L’histoire du monde est donc réduite pour ces pays à un affrontement entre d’un côté un « Occident collectif » qui serait anti-musulman, et de l’autre cette entité et cette religion toujours opprimée par cet Occident collectif: l’islam.Hamit Bozarslan
Il y a d’un côté l’islam opprimé, et ce passé colonial d’une partie des démocraties – notamment la Grande Bretagne et la France – qui se poursuivrait aujourd’hui par la répression à l’égard des musulmans, et de l’autre côté l’islam dans lequel il n’y a pas de répression ni de génocide. La Turquie considère qu’elle n’a aucun problème avec son passé par rapport aux minorités comme les Arméniens ou les Juifs (alors qu’il y a eu des campagnes antisémites d’une grande brutalité en 1933-1934 en Turquie). L’histoire du monde est donc réduite pour ces pays à un affrontement entre d’un côté un «Occident collectif» qui serait anti-musulman, et de l’autre cette entité et cette religion toujours opprimée par cet Occident collectif: l’islam.
Vous évoquez la Russie, or Dimitri Medvedev a aussi eu des propos du même acabit contre la France. Comment expliquer cet unanimisme? Qu’est-ce qui unit la Russie, la Turquie et l’Iran?
Ce qui les rassemble, c’est en premier lieu une définition absolument identitaire de la nation: leur nation dispose d’une ontologie pure, mais elle est menacée par des ontologies impures, corruptrices, qui viennent de l’extérieur. C’est la construction de l’Occident collectif – le terme est utilisé fréquemment en Russie et en Turquie -: il n’y a plus de différences entre les différents pays occidentaux pour eux, et ils font une lecture totalement falsifiée de l’histoire.

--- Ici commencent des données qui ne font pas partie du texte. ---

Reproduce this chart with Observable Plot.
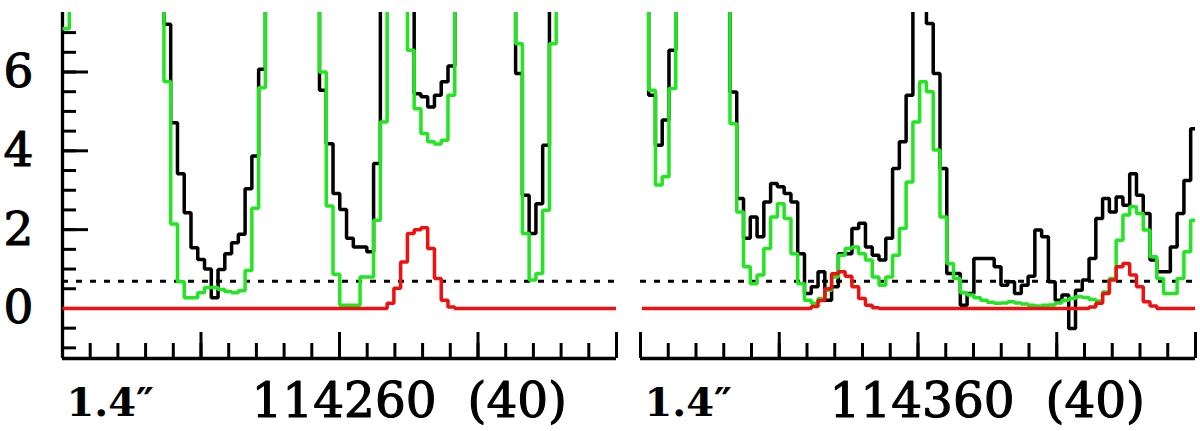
<!DOCTYPE html>
<html>
<head>
<meta charset="utf-8">
<script src="https://cdn.jsdelivr.net/npm/d3@7"></script>
<script src="https://cdn.jsdelivr.net/npm/@observablehq/plot@0.6"></script>
<style>
html, body { margin: 0; padding: 0; background: #fff; }
#chart { display: flex; width: 1200px; height: 431px; overflow: hidden; }
</style>
</head>
<body>
<div id="chart"></div>
<script>
// ---- data (T = beyond the top of the frame) ----
const T = 10;
const chanWidth = 0.4883;            // MHz per channel
const leftStart = 114240;            // first channel edge, left panel
const rightStart = 114340.1;         // first channel edge, right panel
const leftDomain = [114240, 114280];
const rightDomain = [114340, 114380];
const yDomain = [-1.27, 7.51];
const noiseLevel = 0.69;             // dotted horizontal line
const yTickLabels = [0, 2, 4, 6];
const sizeLabel = "1.4″";
const leftLabel = "114260\u00a0\u00a0(40)";
const rightLabel = "114360\u00a0\u00a0(40)";

const leftBlack = [T,T,T,T,T,T,T,T,T,T,T,T,T,T,T,
  7.21,4.71,3.42,2.43,1.54,1.24,1.00,0.27,0.99,1.39,1.67,1.88,3.04,3.87,6.07,
  T,T,T,T,T,T,T,T,
  5.54,4.18,2.92,2.51,1.78,1.56,1.56,1.44,3.68,
  T,T,T,T,T,
  5.45,5.37,5.11,5.41,5.75,6.15,
  T,T,T,T,T,T,T,T,T,
  5.96,2.87,1.90,2.66,4.14,
  T,T,T,T,T,T,T,T,T,T];
const leftGreen = [7.10,
  T,T,T,T,T,T,T,T,T,T,T,T,T,T,
  5.76,2.14,0.68,0.27,0.27,0.40,0.53,0.53,0.48,0.43,0.40,0.45,0.96,2.54,5.60,
  T,T,T,T,T,T,T,T,
  6.00,2.60,0.87,0.08,0.08,0.08,0.80,0.80,2.24,4.73,
  T,T,T,
  6.55,5.07,4.44,4.23,4.17,4.27,5.41,
  T,T,T,T,T,T,T,T,T,
  6.72,1.90,0.72,0.89,2.49,6.72,
  T,T,T,T,T,T,T,T,T];
const leftRed = [0,0,0,0,0,0,0,0,0,0,0,0,0,0,0,0,0,0,0,0,0,0,0,0,
  0,0,0,0,0,0,0,0,0,0,0,0,0,0,0,0,0,0,0,0,0,0,0,0,
  0.13,0.51,1.18,1.90,2.00,2.05,1.52,0.76,0.21,0.04,
  0,0,0,0,0,0,0,0,0,0,0,0,0,0,0,0,0,0,0,0,0,0,0,0];

const rightBlack = [T,
  5.41,4.14,4.78,6.55,
  T,T,T,T,T,T,T,T,
  5.49,2.79,1.78,2.32,1.82,2.70,3.17,3.09,2.92,2.70,1.39,0.38,0.55,0.93,0.21,0.55,
  1.39,1.39,2.03,2.16,1.56,1.35,1.23,1.78,3.55,4.23,5.41,
  T,T,
  7.23,5.96,3.55,0.89,0.89,0.08,0.38,1.27,1.27,1.27,1.06,0.59,0.68,0.38,0.59,0.82,
  1.99,1.82,0.68,0.21,0.34,-0.51,0.46,0.72,1.27,2.28,2.79,2.45,2.83,2.62,3.42,2.87,
  2.41,1.23,0.93,0.93,1.56,2.41,3.25,4.56];
const rightGreen = [T,
  5.54,3.13,3.34,5.58,
  T,T,T,T,T,T,T,T,
  4.69,2.45,1.06,0.63,0.85,1.52,2.32,2.66,2.28,1.39,0.63,0.21,0.13,0.25,0.46,0.80,
  1.35,1.52,1.56,1.39,1.23,0.80,0.59,0.80,1.35,2.03,3.21,4.73,5.75,5.50,4.02,2.32,
  1.14,0.76,0.40,0.34,0.27,0.21,0.16,0.13,0.14,0.17,0.14,0.11,0.08,0.06,0.08,0.09,
  0.14,0.21,0.25,0.30,0.28,0.23,0.19,0.42,0.76,1.73,2.37,2.58,2.41,1.99,1.31,0.76,
  0.38,0.38,0.76,1.44,2.24];
const rightRed = [0,0,0,0,0,0,0,0,0,0,0,0,0,0,0,0,0,0,0,0,0,0,0,0,0,
  0.05,0.20,0.50,0.88,0.93,0.82,0.55,0.25,0.08,0.02,
  0,0,0,0,0,0,0,0,0,0,0,0,0,0,0,0,0,0,0,0,0,0,0,0,0,0,0,0,0,0,0,
  0.04,0.13,0.38,0.72,1.06,1.14,0.85,0.55,0.17,0.06,
  0,0,0,0,0,0];

// ---- helpers ----
function steps(start, values) {
  const pts = values.map((v, i) => ({x: start + i * chanWidth, y: v}));
  pts.push({x: start + values.length * chanWidth, y: values[values.length - 1]});
  return pts;
}

const GREEN = "#22e622", RED = "#f01010", FONT = "DejaVu Serif";

function panel({domain, start, black, green, red, freqLabel, width, marginLeft, marginRight, showY}) {
  const xMajor = d3.range(domain[0], domain[1] + 0.01, 10);
  const xMinor = d3.range(domain[0], domain[1] + 0.01, 2);
  const yMinor = d3.range(-1, 7.01, 0.5);
  const lineOpts = {x: "x", y: "y", curve: "step-after", strokeWidth: 3.5, clip: true, strokeLinejoin: "miter", strokeLinecap: "butt"};
  const marks = [
    Plot.ruleY([yDomain[0]], {stroke: "#000", strokeWidth: 3.3}),
    Plot.axisX(xMinor, {anchor: "bottom", tickSize: -15, tickFormat: () => "", label: null, strokeWidth: 3}),
    Plot.axisX(xMajor, {anchor: "bottom", tickSize: -26, tickFormat: () => "", label: null, strokeWidth: 3})
  ];
  if (showY) {
    marks.push(
      Plot.ruleX([domain[0]], {stroke: "#000", strokeWidth: 3.3}),
      Plot.axisY(yMinor, {anchor: "left", tickSize: -14, tickFormat: () => "", label: null, strokeWidth: 3}),
      Plot.axisY(yTickLabels, {anchor: "left", tickSize: -26, tickFormat: () => "", label: null, strokeWidth: 3}),
      Plot.axisY(yTickLabels, {anchor: "left", tickSize: 0, tickPadding: 29, label: null,
        fontSize: 47, fontFamily: FONT, fill: "#000", textStroke: "#000", textStrokeWidth: 1.1})
    );
  }
  marks.push(
    Plot.ruleY([noiseLevel], {stroke: "#000", strokeWidth: 3, strokeDasharray: "6,8"}),
    Plot.line(steps(start, black), {...lineOpts, stroke: "#000"}),
    Plot.line(steps(start, green), {...lineOpts, stroke: GREEN}),
    Plot.line(steps(start, red), {...lineOpts, stroke: RED}),
    Plot.text([sizeLabel], {frameAnchor: "bottom-left", lineAnchor: "bottom", textAnchor: "start", dx: 4, dy: 57,
      fontSize: 40, fontWeight: "bold", fontFamily: FONT, fill: "#000"}),
    Plot.text([freqLabel], {frameAnchor: "bottom-left", lineAnchor: "bottom", textAnchor: "start", dx: 189, dy: 58,
      fontSize: 48.5, fontFamily: FONT, fill: "#000", stroke: "#000", strokeWidth: 1.1})
  );
  return Plot.plot({
    width, height: 431,
    marginLeft, marginRight, marginTop: 12, marginBottom: 73,
    style: {fontFamily: FONT, background: "#fff", overflow: "visible"},
    x: {domain, axis: null},
    y: {domain: yDomain, axis: null},
    marks
  });
}

const chart = document.getElementById("chart");
chart.append(panel({domain: leftDomain, start: leftStart, black: leftBlack, green: leftGreen, red: leftRed,
  freqLabel: leftLabel, width: 628, marginLeft: 62, marginRight: 12, showY: true}));
chart.append(panel({domain: rightDomain, start: rightStart, black: rightBlack, green: rightGreen, red: rightRed,
  freqLabel: rightLabel, width: 572, marginLeft: 12, marginRight: 5, showY: false}));
</script>
</body>
</html>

Pour la Russie, l’histoire du monde, c’est l’histoire de la guerre du monde contre la Russie, la Première Guerre mondiale n’est pas une guerre européenne mais la guerre de la destruction de la Russie par l’Europe, la Deuxième Guerre mondiale c’est la guerre de l’Occident contre la Russie. On retrouve une perception similaire en Turquie, où l’on voit dans la Première Guerre mondiale une destruction de l’Empire ottoman par l’Occident.
L’historiographie officielle turque oublie que l’Empire ottoman est entré en guerre de son propre chef sans aucune provocation et qu’il était l’alliée de l’Allemagne et de l’Autriche-Hongrie. Il y a donc une falsification de l’histoire qui crée cette image du monde. Mais ce récit n’opère plus aujourd’hui, alors qu’il a pu marcher par le passé – dans les années 80 en Iran, dans les années 2000 en Russie. Désormais ce discours est totalement usé, mais quand même répété.
Vous avez écrit sur la décivilisation. Est-ce que vous observez ce processus à l’œuvre? Est-il plus marqué en France qu’en Turquie et en Iran?
Il est évident qu’il y a en France des problèmes structurels qui ne datent pas d’hier, ces problèmes apparaissent à la faveur des crises conjoncturelles extrêmement massives, la violence qui apparaît à ces occasions peut devenir systémique, mais c’est une violence qui ne trouve pas de médiation, qui ne débouche pas sur une structuration de l’espace social, qui n’a pas d’intermédiaire. Il y a un mouvement de contestation qui peut être extrêmement violent, qui relève de problèmes structurels extrêmement graves. Et l’on peut observer des événements analogues dans d’autres pays, comme en Grande-Bretagne à Manchester et Birmingham, en Suède – bien qu’elle n’ait pas d’histoire coloniale -, à Malmö et Göteborg.
Il y a un phénomène récurrent qui interroge les démocraties et leurs problèmes structurels. Les démocraties ont fait beaucoup de progrès au cours des 50 dernières années en termes de liberté, mais il n’y a pas eu de progrès en termes d’égalité, de statut ou de revenu. Je ne crois pas toutefois que l’on puisse parler d’un problème de décivilisation, phénomène qui concerne plutôt des pays comme la Syrie, où l’État s’était effondré et était devenu une milice prédatrice coexistant avec d’autres milices prédatrices, où la société a été anéantie au sens propre du terme.
Mais dans le cas de la France le terme me semble assez excessif. Je ne l’emploierais pas non plus dans le cadre de l’Iran ou de la Turquie; par contre, la Première Guerre mondiale en Iran et en Turquie a correspondu à un processus de décivilisation, et le génocide des Arméniens qui était aussi le génocide des autres communautés chrétiennes, a constitué le degré paroxystique de ce processus.